Because I know the minimalist lifestyle is the right thing to do, and to know your colors is to know yourself, but every so often I want to not know a thing or two about who I am and what I’m all about and so I go to the library because it is in the library that I can make a tower of choices and personalities and carry them out into the world with me. Sometimes I don’t want to return them on time. Such was the case with Erin A. Craig’s Small Wonders.
Because “eggs as yellow as sunshine and freckled with cracked black pepper” is a delicious phrase and I want to write like that, and also this is how I like my eggs, and Small Favors is a tale filled with danger and mystery and blood but Craig gives us sunshine eggs and cracked pepper, honeycakes, and four-leaf clovers and I think there is evil in the world, but there are these things, too – small favors, maybe – and I think it’s good to pay attention to both.
Because a boy – a beautiful boy – steps out of the forest, the one Ellerie (the main character) isn’t supposed to go into, and the scene when they first meet is flirtatious and scary and I sat up a little straighter and read a little longer and here is the point when I knew Small Favors would be late. The choices I’ve made regarding work and motherhood and marriage and friendship have made it so I think I can’t go into the woods all that much. The rules and regimens I’ve set for myself at times get misinterpreted. At times I think if I am tending to all these things – and tending to them well – then I can write. Then I am good. Writing means going into the woods. It has always meant going into the woods, but when I hold my life and all that’s in it as a series of objects that need protecting then I equate writing – going into the woods – as dangerous, as something bad. Only bad people write. Small Favors is late because I needed Ellerie to go into the woods.
Because Ellerie, who says, “My place in the world was nebulous, a malleable concept given definition by the space I occupied,” names the boy because he won’t give her his real name. She names him Whitaker, for the trees – the white furs – that stand tall behind him when he walks out of the forest to talk to her. “They grow over a hundred feet tall, and their branches are thickest at the base, covering the forest floor. Without a path, it would be almost impossible to walk through…[they are] completely impenetrable. Just like you.” Ellerie names him because she believes important things have names, and Ellerie, whose identity and definition take on the space she occupies takes the job of Adam and names what she sees, what is important, what she refuses to turn away from.

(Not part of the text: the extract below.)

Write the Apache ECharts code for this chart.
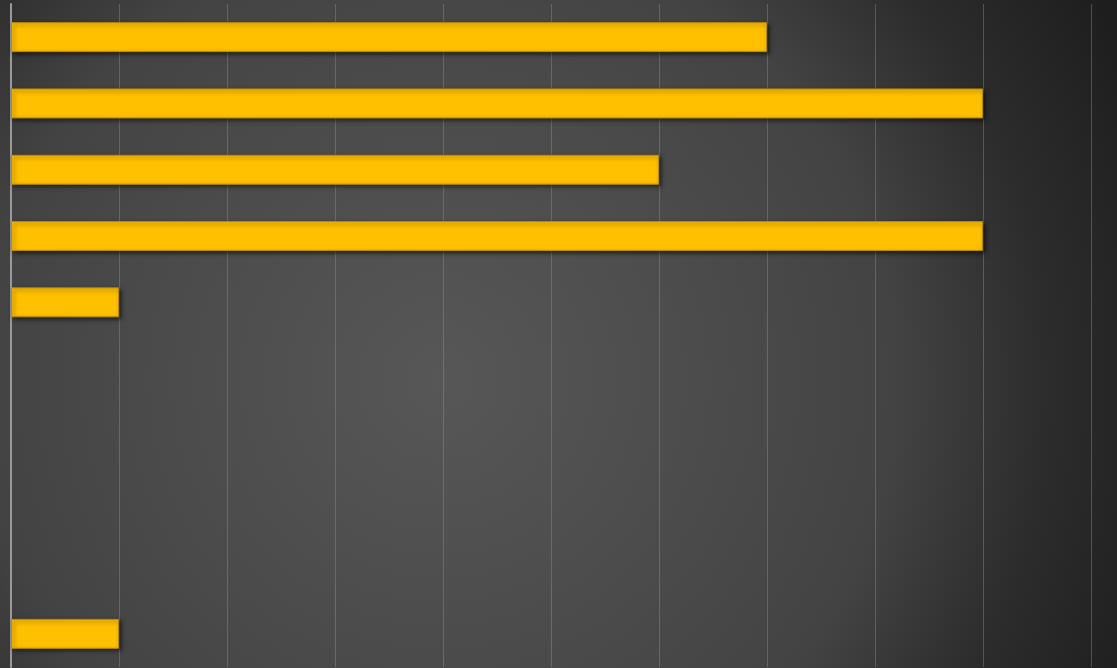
<!DOCTYPE html>
<html>
<head>
<meta charset="utf-8">
<script src="https://cdn.jsdelivr.net/npm/echarts@6/dist/echarts.min.js"></script>
<style>html,body{margin:0;padding:0;background:#2a2a2a;}#c{width:1117px;height:668px;}</style>
</head>
<body>
<div id="c"></div>
<script>
var categories = ['A', 'B', 'C', 'D', 'E', 'F', 'G', 'H', 'I', 'J'];
var values = [7, 9, 6, 9, 1, 0, 0, 0, 0, 1];
var xTicks = [0, 1, 2, 3, 4, 5, 6, 7, 8, 9, 10];

var seriesData = values.map(function (v) {
  if (v === 0) {
    return {value: v, itemStyle: {borderWidth: 0, shadowBlur: 0, shadowOffsetX: 0, shadowOffsetY: 0, opacity: 0}};
  }
  return v;
});

var chart = echarts.init(document.getElementById('c'));
chart.setOption({
  animation: false,
  backgroundColor: {
    type: 'radial', x: 440, y: 380, r: 760, global: true,
    colorStops: [
      {offset: 0, color: '#575757'},
      {offset: 0.4, color: '#4a4a4a'},
      {offset: 0.6, color: '#434343'},
      {offset: 0.8, color: '#2c2c2c'},
      {offset: 1, color: '#1e1e1e'}
    ]
  },
  grid: {left: 11, right: 26, top: 4, bottom: 1, containLabel: false},
  xAxis: {
    type: 'value', min: xTicks[0], max: xTicks[xTicks.length - 1], interval: 1,
    axisLabel: {show: false}, axisTick: {show: false}, axisLine: {show: false},
    splitLine: {show: true, lineStyle: {color: 'rgba(150,150,150,0.4)', width: 1}}
  },
  yAxis: {
    type: 'category', data: categories, inverse: true,
    axisLabel: {show: false}, axisTick: {show: false},
    axisLine: {show: true, lineStyle: {color: '#9a9a9a', width: 2}},
    splitLine: {show: false}
  },
  series: [{
    type: 'bar', data: seriesData, barWidth: 30,
    itemStyle: {
      color: '#FFC000', borderColor: '#b88a00', borderWidth: 1,
      shadowColor: 'rgba(0,0,0,0.55)', shadowBlur: 4, shadowOffsetX: 2, shadowOffsetY: 2
    }
  }]
});
</script>
</body>
</html>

Because one morning when I was reading, a spider moved along the wall next to me and I was not creeped out and I did not kill her because I’ve read Charlotte’s Web and I am startled and in awe of spiders, but I am no longer afraid of them. Bees are on the outside and inside of Small Favors. I hold them every time I read the book and I hoped Craig would do for the bees what EB White did for spiders, and the morning I read, it was still dark save for the light above my reading chair, and I know when spiders sense light, when they believe they are exposed, they freeze but that morning the spider kept moving even though the light shone right on her. Even though we were close enough surely she could feel me breathing and feel the wind from the turn of the pages. But she kept on moving and I knew she was not afraid.
Because the town Ellerie lives in is called “God’s Grasp,” and something horrifying happens to Ellerie’s mom and the only way she has a chance to heal is if she leaves God’s Grasp, and I think anyone who believes they are in the grasp of anyone or anything can’t do all that much. Whitaker thinks so too. He tells Ellerie, “There’s so much more beyond God’s Grasp,” and it’s a startling concept: to heal, to see, one must leave what it is that’s been made and ordered for them. But so is the idea of being in the grasp of God, and again I’m thinking of Eve and whether or not the snake might’ve said something to this effect. Life in this town was horrifying for Ellerie and it turns out Whitaker is a sort of monster, but he loves Ellerie and it is because of his love that he wants to be something different – someone different. And Ellerie loves him too, and it is because of her love for him that she can set him free of the monstrous bondage he’s under.
Because I finished the book in a hotel in Indianapolis, on a still dark Sunday morning after dropping off Harper at a major university to warm up for a swim meet, and when I walked into our hotel room with her not in it, I got the vacant and scared feeling I sometimes feel when my children are around and then they are not; when we’ve marked a place together, we’ve made a memory in a place just by living in it and through it together and now they’re not there and sometimes when this happens I get so overwhelmed I cannot move, so I picked up Small Favors and I went into the forest with Ellerie – into the woods – where she was warned never to go but it is into the woods and away from God’s Grasp that she must go in order to create a new thing; in order to live.
Into the woods and then beyond them. Into the dark and then out again.